I think Isaac Asimov said it best. “From my close observation of writers… they fall into two groups: 1) those who bleed copiously and visibly at any bad review, and 2) those who bleed copiously and secretly at any bad review.”
Bad reviews. The bane of every author. They are the prison shivs of the writing world, utterly remorseless in their ability to cripple our motivation. It is an unfortunate fact of life that every author will have to endure a scathing review that plunges a rusty dagger into their heart. The first one really sucks, and the rest … well, they really suck too.

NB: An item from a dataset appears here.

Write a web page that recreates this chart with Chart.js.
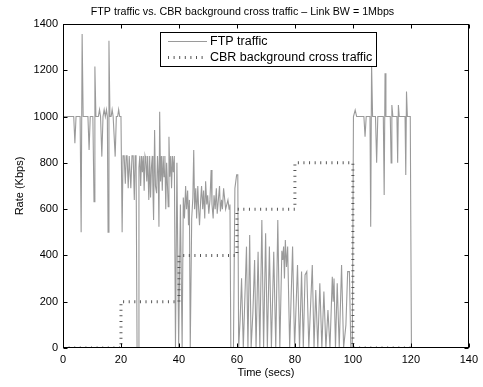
<!DOCTYPE html>
<html><head><meta charset="utf-8">
<script src="https://cdn.jsdelivr.net/npm/chart.js@4.4.1/dist/chart.umd.min.js"></script>
<style>html,body{margin:0;padding:0;background:#fff;}canvas{display:block;}</style>
</head><body>
<canvas id="c" width="483" height="387"></canvas>
<script>
const titleText = 'FTP traffic vs. CBR background cross traffic \u2013 Link BW = 1Mbps';
const xTitle = 'Time (secs)';
const yTitle = 'Rate (Kbps)';
const seriesLabels = ['FTP traffic', 'CBR background cross traffic'];
const xTicks = [0, 20, 40, 60, 80, 100, 120, 140];
const yTicks = [0, 200, 400, 600, 800, 1000, 1200, 1400];

const ftpTime = [0,3.7,4.1,4.5,5.9,6.26,6.6,6.95,8.6,9.0,9.4,10.3,10.7,11.0,11.35,12.2,12.6,12.95,13.4,13.8,14.2,14.6,15.0,15.3,15.55,15.85,16.2,16.6,16.95,17.3,18.0,18.4,18.85,19.2,19.55,20.0,20.4,20.7,21.1,21.5,21.8,22.1,22.5,22.85,23.1,23.4,23.8,24.2,24.6,24.9,25.2,25.55,25.9,26.2,26.5,26.8,27.1,27.4,27.7,28.0,28.3,28.6,28.9,29.2,29.6,29.9,30.2,30.5,30.8,31.0,31.25,31.6,31.9,32.3,32.6,32.85,33.1,33.35,33.65,33.95,34.25,34.55,34.85,35.15,35.45,35.75,36.05,36.3,36.55,36.85,37.15,37.45,37.75,38.05,38.4,38.8,39.3,39.9,40.5,41.1,41.5,41.9,42.3,42.6,43.0,43.3,43.6,43.9,44.4,44.8,45.1,45.4,45.8,46.1,46.5,46.8,47.1,47.5,47.8,48.2,48.5,48.9,49.2,49.6,49.9,50.3,50.7,51.1,51.4,51.8,52.1,52.5,52.9,53.2,53.6,54.0,54.3,54.7,55.0,55.4,55.8,56.1,56.5,56.9,57.3,57.6,57.9,58.8,59.3,59.9,60.3,60.6,61.1,61.6,62.2,62.7,63.3,63.8,64.4,64.9,65.5,66.1,66.6,67.3,67.9,68.6,69.2,69.9,70.5,71.2,71.9,72.7,73.4,74.1,74.8,75.5,75.8,76.1,76.4,76.7,77.1,77.5,78.2,79.2,79.9,80.9,81.6,82.3,82.9,83.5,84.1,84.8,86.0,86.6,87.2,87.9,88.6,89.3,90.0,90.7,91.4,92.1,92.9,93.2,93.5,94.0,94.6,95.3,96.1,96.8,97.6,98.2,98.8,99.3,99.8,100.2,100.8,101.3,103.8,104.2,104.6,105.9,106.15,106.45,106.8,107.8,108.2,108.6,110.5,110.8,111.1,111.4,112.9,113.2,113.45,113.8,115.2,115.45,115.7,116.0,118.0,118.25,118.5,118.8,119.8,120.2,121];
const ftpRate = [1000,1000,885,1000,1000,500,1357,1000,1000,856,1000,1000,632,1216,1000,1000,1030,1000,827,1000,1030,1000,1030,1000,500,1328,1000,1000,1030,1000,827,1000,1000,1030,1000,1000,500,830,830,710,830,830,690,830,830,690,830,830,640,830,830,0,0,780,830,700,830,760,830,680,830,810,720,830,640,830,650,780,830,700,553,942,700,669,830,760,524,1021,720,830,680,830,740,830,600,800,700,611,913,740,830,690,830,760,830,0,800,0,620,0,650,560,700,600,680,530,640,0,560,650,856,600,690,560,700,600,530,640,700,600,680,560,720,620,660,580,640,769,620,560,660,600,690,580,640,700,590,640,600,690,640,600,620,640,600,620,0,0,690,748,748,0,120,301,0,200,438,0,488,0,150,380,0,416,0,553,0,496,0,438,0,416,0,553,0,420,380,438,300,467,350,438,0,438,0,359,0,330,0,316,330,0,359,0,251,0,280,0,244,0,164,0,308,200,300,0,280,0,359,0,100,330,330,0,0,1000,1028,1000,1000,913,1000,1000,524,1230,1000,1000,800,1000,1000,661,1187,1000,1000,800,1050,1000,1000,800,1050,1000,1000,748,1108,1000,1000,0,0];

const cbrTime = [0, 20, 20, 40, 40, 60, 60, 80, 80, 100, 100, 120];
const cbrRate = [0, 0, 200, 200, 400, 400, 600, 600, 800, 800, 0, 0];

const FONT = "'Liberation Sans', Arial, Helvetica, sans-serif";
const ftpStyle = { color: '#9a9a9a', width: 1.1, dash: [] };
const cbrStyle = { color: '#555555', width: 3, dash: [1, 4.6] };

const decor = {
  id: 'decor',
  afterDatasetsDraw(chart) {
    const { ctx, chartArea: a, scales: { x, y } } = chart;
    ctx.save();
    const L = Math.round(a.left) + 0.5, R = Math.round(a.right) - 0.5;
    const T = Math.round(a.top) + 0.5, B = Math.round(a.bottom) - 0.5;
    ctx.strokeStyle = '#000';
    ctx.lineWidth = 1;
    ctx.setLineDash([]);
    ctx.strokeRect(L, T, R - L, B - T);
    const tl = 4;
    ctx.beginPath();
    x.ticks.forEach(t => {
      const px = Math.round(x.getPixelForValue(t.value)) + 0.5;
      ctx.moveTo(px, B); ctx.lineTo(px, B - tl);
      ctx.moveTo(px, T); ctx.lineTo(px, T + tl);
    });
    y.ticks.forEach(t => {
      const py = Math.round(y.getPixelForValue(t.value)) + 0.5;
      ctx.moveTo(L, py); ctx.lineTo(L + tl, py);
      ctx.moveTo(R, py); ctx.lineTo(R - tl, py);
    });
    ctx.stroke();

    // legend box
    const bx = 160.5, by = 32.5, bw = 216, bh = 34;
    ctx.fillStyle = '#fff';
    ctx.fillRect(bx, by, bw, bh);
    ctx.strokeStyle = '#000';
    ctx.lineWidth = 1;
    ctx.strokeRect(bx, by, bw, bh);
    const rows = [41.5, 57.5];
    const styles = [ftpStyle, cbrStyle];
    ctx.font = '12.5px ' + FONT;
    ctx.textBaseline = 'middle';
    ctx.textAlign = 'left';
    seriesLabels.forEach((lab, i) => {
      const s = styles[i];
      ctx.beginPath();
      ctx.strokeStyle = s.color;
      ctx.lineWidth = s.width;
      ctx.lineCap = 'butt';
      ctx.setLineDash(s.dash);
      ctx.moveTo(168, rows[i]);
      ctx.lineTo(207, rows[i]);
      ctx.stroke();
      ctx.setLineDash([]);
      ctx.fillStyle = '#000';
      ctx.fillText(lab, 210, rows[i] + 0.5);
    });

    // title
    ctx.font = '10.7px ' + FONT;
    ctx.textAlign = 'center';
    ctx.textBaseline = 'middle';
    ctx.fillStyle = '#000';
    ctx.fillText(titleText, 242.5, 12);
    ctx.restore();
  }
};

new Chart(document.getElementById('c'), {
  type: 'line',
  data: {
    datasets: [
      {
        label: seriesLabels[0],
        data: ftpTime.map((t, i) => ({ x: t, y: ftpRate[i] })),
        borderColor: ftpStyle.color,
        borderWidth: ftpStyle.width,
        pointRadius: 0,
        tension: 0,
        fill: false,
        order: 2
      },
      {
        label: seriesLabels[1],
        data: cbrTime.map((t, i) => ({ x: t, y: cbrRate[i] })),
        borderColor: cbrStyle.color,
        borderWidth: cbrStyle.width,
        borderDash: cbrStyle.dash,
        borderCapStyle: 'butt',
        pointRadius: 0,
        tension: 0,
        fill: false,
        order: 1
      }
    ]
  },
  options: {
    responsive: false,
    animation: false,
    events: [],
    devicePixelRatio: 1,
    layout: { padding: { top: 24, right: 10, bottom: 0, left: 0 } },
    plugins: { legend: { display: false }, title: { display: false }, tooltip: { enabled: false } },
    scales: {
      x: {
        type: 'linear', min: 0, max: 140,
        afterBuildTicks: s => { s.ticks = xTicks.map(v => ({ value: v })); },
        afterFit: s => { s.height = 39; },
        grid: { display: false, drawTicks: false },
        border: { display: false },
        ticks: { color: '#000', font: { family: FONT, size: 11 }, padding: 5, maxRotation: 0, autoSkip: false, callback: v => String(v) },
        title: { display: true, text: xTitle, color: '#000', font: { family: FONT, size: 11 }, padding: { top: 0, bottom: 7.4 } }
      },
      y: {
        type: 'linear', min: 0, max: 1400,
        afterBuildTicks: s => { s.ticks = yTicks.map(v => ({ value: v })); },
        afterFit: s => { s.width = 63; },
        grid: { display: false, drawTicks: false },
        border: { display: false },
        ticks: { color: '#000', font: { family: FONT, size: 11 }, padding: 5, autoSkip: false, callback: v => String(v) },
        title: { display: true, text: yTitle, color: '#000', font: { family: FONT, size: 11 }, padding: { top: 13.4, bottom: 0 } }
      }
    }
  },
  plugins: [decor]
});
</script>
</body></html>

I have endured my share of unhappy readers, ranging from the oddly vexed to the outright dickish. I remember one review that was so over-the-top in its back-patting pretentiousness that it made me question the wisdom of publishing. (It didn’t affect my desire to write, just my enthusiasm for sharing it.) Bad ratings are one thing, but when a miffed reader takes the time to articulate why they hated your book, it can cut really deep.
And no, you should never respond to negative reviews. Readers are entitled to their opinions, no matter how bizarre or disjointed they may be. Your role as an author is to sit quietly while nameless avatars crap all over your hard work. (Wait, why do we do this again?)
No one likes bad reviews.
BUT … they are absolutely, positively, and irrefutably linked to a credible reputation.
You must embrace the suck, young Padawan.
As a simple thought experiment, imagine an Amazon product with 50 reviews. If every one of them is a five-star gusher, do you trust the product? Hell no. It’s suspicious. Now imagine that every review is a one-star rage pit. Did your opinion change? No. It has the exact same effect. Both scenarios are equally shady, which is crucial to understand in a world where anyone can rate anything. The most trustworthy products are the ones that fall into the high-three-star to mid-four-star range. That is what reliability looks like.
With that in mind, consider another piece of the puzzle. Bad reviews can actually prevent bad reviews. Think about it. If you are browsing for a new book and something tickles your fancy, then you will scan the reviews to see what other readers thought about it. At that point, one of two things is going to happen.
1) You agree with the good reviews and see the bad reviews as unreasonable. You are primed to like the book and decide to give it a read.
2) You agree with the bad reviews and see the good reviews as unreasonable. You are primed to hate the book and decide to pass.
And that’s exactly what you want to happen. Reader #1 will likely enjoy your book and may post a positive reaction (good review). Reader #2 will likely despise your book. You lose the sale, but you also avoid the negative reaction (no bad review).
Bad reviews serve as prick repellent. It’s the equivalent of a cat marking its territory. It may smell terrible, but it keeps the other cats from pissing all over the place.
Always remember that jerks and trolls are solitary creatures. They lurk under bridges, live in basements, and post reviews online. Like it or not, they do serve a vital function in the writing community. You can think of them as creepy gremlins that guard your house. They may scare away some potential guests, but not the ones who actually want to be there.